The government refused to exempt the NHS from the Trans Atlantic Trade and Investment Partnership (TTIP) despite a volley of concerns from opposition MPs aired during a debate in parliament this week.
Labour, Green Party and Plaid Cymru MPs lined up to express fears about the effects of the agreement, which experts say could lead to wide scale privatisation of the health service and make future UK governments powerless to legislate to protect it.
Echoing the concerns of healthcare professionals and campaigners, MPs pressed government ministers over its position on the NHS, which experts argue should be protected from the free-trade deal.
Citing the European Commission’s own statements on government public service policy, which it said should not be over-ridden by the TTIP, Labour MP John Healey called for “nothing less than an exemption for the NHS from any deal”.
A key flashpoint of the debate was discussion of the controversial Investor State Dispute Settlement (ISDS) agreements included in the deal. The ISDS clauses have incensed health professionals and campaigners because they will hand private companies the power to sue governments which intervene against them in the public interest.

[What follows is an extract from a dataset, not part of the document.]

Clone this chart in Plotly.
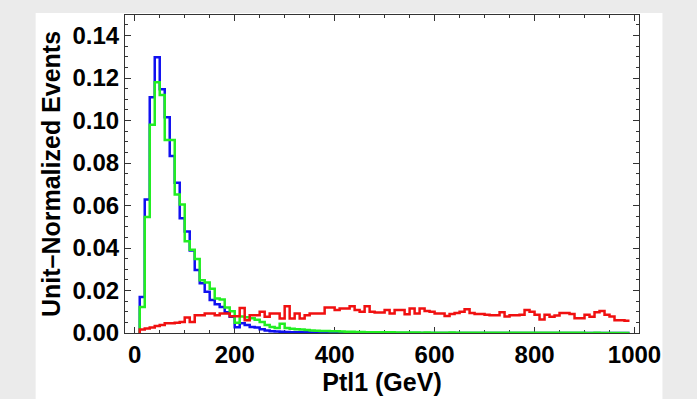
import plotly.graph_objects as go

# ---- data -------------------------------------------------------------
BIN_WIDTH = 10
bin_lo = list(range(10, 990, BIN_WIDTH))  # left edges of the 98 bins (GeV)

blue = [0.0170, 0.0628, 0.1110, 0.1298, 0.1148, 0.1016, 0.0833, 0.0707, 0.0540, 0.0478,
        0.0388, 0.0296, 0.0234, 0.0194, 0.0155, 0.0135, 0.0122, 0.0098, 0.0076, 0.0027,
        0.0046, 0.0038, 0.0028, 0.0026, 0.0018, 0.0012, 0.0008, 0.0007, 0.0006, 0.0005,
        0.0004, 0.0004, 0.0003, 0.0003, 0.0002, 0.0002, 0.0002, 0.0001, 0.0001, 0.0001,
        0.0001] + [0.0] * 57

green = [0.0122, 0.0546, 0.0980, 0.1180, 0.1120, 0.0908, 0.0908, 0.0652, 0.0605, 0.0432,
         0.0392, 0.0348, 0.0248, 0.0238, 0.0208, 0.0162, 0.0158, 0.0120, 0.0102, 0.0048,
         0.0078, 0.0074, 0.0070, 0.0062, 0.0052, 0.0038, 0.0028, 0.0024, 0.0044, 0.0024,
         0.0020, 0.0018, 0.0016, 0.0014, 0.0012, 0.0011, 0.0010, 0.0009, 0.0008, 0.0008,
         0.0007, 0.0006, 0.0006, 0.0005, 0.0005, 0.0004, 0.0004, 0.0004, 0.0003, 0.0003,
         0.0003, 0.0002, 0.0002, 0.0002, 0.0002, 0.0002, 0.0001, 0.0002, 0.0001, 0.0001,
         0.0001, 0.0001, 0.0002, 0.0001, 0.0001, 0.0001, 0.0001, 0.0001, 0.0001, 0.0001,
         0.0001, 0.0001, 0.0001, 0.0001, 0.0001, 0.0001, 0.0001, 0.0001, 0.0001, 0.0001,
         0.0001, 0.0001, 0.0001, 0.0001, 0.0001, 0.0001, 0.0001, 0.0001, 0.0001, 0.0000,
         0.0000, 0.0001, 0.0000, 0.0000, 0.0000, 0.0000, 0.0000, 0.0000]

red = [0.0016, 0.0021, 0.0026, 0.0033, 0.0038, 0.0046, 0.0046, 0.0048, 0.0052, 0.0073,
       0.0052, 0.0084, 0.0084, 0.0092, 0.0092, 0.0084, 0.0092, 0.0092, 0.0079, 0.0079,
       0.0118, 0.0060, 0.0084, 0.0084, 0.0100, 0.0076, 0.0092, 0.0092, 0.0068, 0.0126,
       0.0068, 0.0092, 0.0068, 0.0084, 0.0092, 0.0092, 0.0092, 0.0120, 0.0120, 0.0108,
       0.0115, 0.0115, 0.0126, 0.0108, 0.0100, 0.0126, 0.0100, 0.0096, 0.0096, 0.0108,
       0.0092, 0.0108, 0.0108, 0.0088, 0.0115, 0.0092, 0.0115, 0.0104, 0.0100, 0.0092,
       0.0092, 0.0080, 0.0090, 0.0094, 0.0100, 0.0112, 0.0094, 0.0090, 0.0090, 0.0086,
       0.0084, 0.0084, 0.0098, 0.0078, 0.0084, 0.0084, 0.0086, 0.0108, 0.0100, 0.0086,
       0.0064, 0.0086, 0.0076, 0.0082, 0.0094, 0.0094, 0.0090, 0.0070, 0.0070, 0.0086,
       0.0076, 0.0098, 0.0104, 0.0086, 0.0078, 0.0060, 0.0060, 0.0058]

x_ticks = [0, 200, 400, 600, 800, 1000]
x_title = "Ptl1 (GeV)"
y_title = "Unit\u2013Normalized Events"


def outline(values):
    xs = [bin_lo[0]] + bin_lo + [bin_lo[-1] + BIN_WIDTH]
    ys = [0.0] + values + [values[-1]]
    return xs, ys


fig = go.Figure()
for vals, col in [(blue, "#1010f0"), (green, "#22ee22"), (red, "#f01010")]:
    xs, ys = outline(vals)
    fig.add_trace(go.Scatter(x=xs, y=ys, mode="lines", line=dict(color=col, width=2.5, shape="hv"),
                             showlegend=False, hoverinfo="skip"))

tick_font = dict(family="Liberation Sans, Arial, sans-serif", size=24, color="black", weight="bold")
title_font = dict(family="Liberation Sans, Arial, sans-serif", size=25, color="black", weight="bold")

fig.update_xaxes(range=[-19.5, 1009], tickvals=x_ticks, ticks="inside", ticklen=6, tickwidth=1,
                 tickcolor="#333", showline=True, linecolor="#333", linewidth=1, mirror="ticks",
                 showgrid=False, zeroline=False, layer="below traces", tickfont=tick_font,
                 automargin=False,
                 minor=dict(dtick=50, ticks="inside", ticklen=3, tickcolor="#333", showgrid=False),
                 title=dict(text=x_title, font=title_font, standoff=6))
fig.update_yaxes(range=[0, 0.1497], dtick=0.02, tickformat=".2f", ticks="inside", ticklen=6, tickwidth=1,
                 tickcolor="#333", showline=True, linecolor="#333", linewidth=1, mirror="ticks",
                 showgrid=False, zeroline=False, layer="below traces", tickfont=tick_font,
                 automargin=False,
                 minor=dict(dtick=0.005, ticks="inside", ticklen=3, tickcolor="#333", showgrid=False),
                 title=dict(text=y_title, font=title_font, standoff=4))

fig.add_shape(type="rect", xref="paper", yref="paper", x0=-0.1738, x1=1.0456, y0=-0.3, y1=1.0063,
              fillcolor="white", line=dict(width=0), layer="below")

fig.update_layout(width=697, height=399, margin=dict(l=125, r=58, t=15, b=66),
                  paper_bgcolor="#ebebeb", plot_bgcolor="white")

fig.write_html("out.html", config={"displayModeBar": False},
               post_script="document.body.style.margin='0';document.body.style.overflow='hidden';")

Labour backbencher Jim Sheridan pointed out: “...a key anxiety is that if the NHS is not exempt from the TTIP, corporations will use the agreement to force more large-scale privatisation following implementation of the Health and Social Care Act 2012 in England and Wales.
“Decisions such as this should not be based on free trade. We need to retain our ability to run EU member states as we see fit, rather than as multinational corporations see fit”.
But Minister Without Portfolio Ken Clarke dismissed the MPs’ concerns, saying that “nothing in the agreement would open up access to the national health service beyond what is already permitted”.